Moscow had never laid claim to Snake Island before this year, and it's a long way from any part of the Russian mainland. It's over 180 miles from Crimea, annexed by Russia in 2014, and so there is no geographical or historical basis for Russia to claim it now.
On Monday, the Ukrainian military said it hit a second missile system on the island, as well as multiple Russian personnel in their efforts to keep them at bay.
In a short post on Telegram on Thursday the Operation Command South of the Ukrainian Armed Forces said that "the enemy hastily evacuated the remnants of the garrison in two speedboats and probably left the island."
Andriy Yermak, head of the Office of the President of Ukraine, said in a Telegram post that Ukraine's armed forces had "conducted a remarkable operation."
The Commander-in-Chief of the Ukrainian Armed Forces, Valeriy Zaluzhniy, later said on Telegram that the "occupiers" had left after being "unable to withstand the fire of our artillery, missile and air strikes."
He paid tribute to those behind the manufacturing of the Ukrainian self-propelled howitzer 'Bodogan,' saying it "played an important role in the liberation of the island," and also said "Thanks to foreign partners for the provided means of destruction."

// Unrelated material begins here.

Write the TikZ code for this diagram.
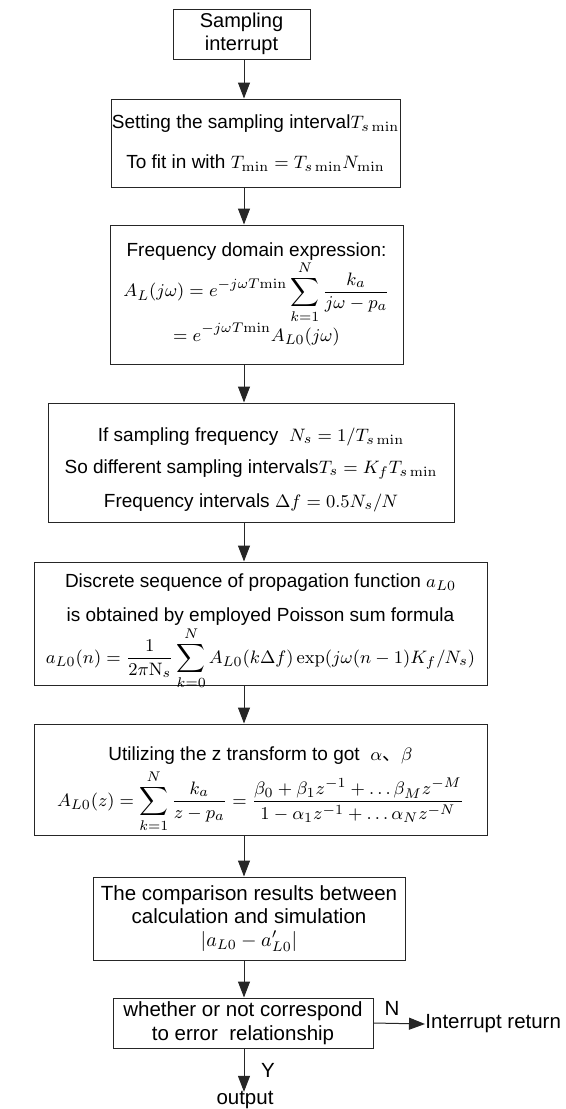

Zaluzhniy also thanked the Ukrainian Armed Forces from the Odesa region, which Snake Island is a part of, "who took the maximum measures to liberate a strategically important part of our territory."
However, Russia gave a slightly different narrative of the events on the island.
Russian army spokesman Igor Konashenkov said at a briefing that its forces left the island "as a gesture of goodwill."
He added that "the Armed Forces of the Russian Federation finished fulfilling the assigned tasks in Snake Island and withdrew the garrison that had been operating there."
Konashenkov intimated that the removal of Russian troops should allow an easing for the passage of grain, "this solution will prevent Kyiv from speculating on an impending grocery crisis citing the inability to export grain due to total control of the northwestern part of the Black Sea by Russia."
But the Ukrainian government rejected Russia's version of events, with Yermak denouncing the explanation.
"In Russia, they say about the alleged withdrawal of troops from Snake Island and present it as a 'gesture of goodwill.' Like, Russia does not interfere with humanitarian corridors for the export of Ukrainian grain. But all this is a complete fake," Yermak said on his official Telegram channel.
"First, the Ukrainian Armed Forces have knocked the Russians out of Snake Island," Yermak added. "Secondly, the Russians are shelling warehouses with our grain. In the morning, a warehouse in the Dnipropetrovsk region was fired upon."
Snake Island is part of the Odesa region, through which much of Ukraine's agricultural wealth travels to global markets. In normal times, Ukraine would export around three-quarters of the grain it produces. According to data from the European Commission, about 90% of these exports were shipped by sea, from Ukraine's Black Sea ports.
Ukraine's defense intelligence chief, Kyrylo Budanov, said in May that whoever holds Snake Island controls "the surface and to some extent the air situation in southern Ukraine."
"Whoever controls the island can block the movement of civilian vessels in all directions to the south of Ukraine at any time," Budanov added.
Last year, President Volodymyr Zelensky flew to Snake Island, where there are no voters but some sheep, to emphasize that it mattered. "This island, like the rest of our territory, is Ukrainian land, and we will defend it with all our might," he said.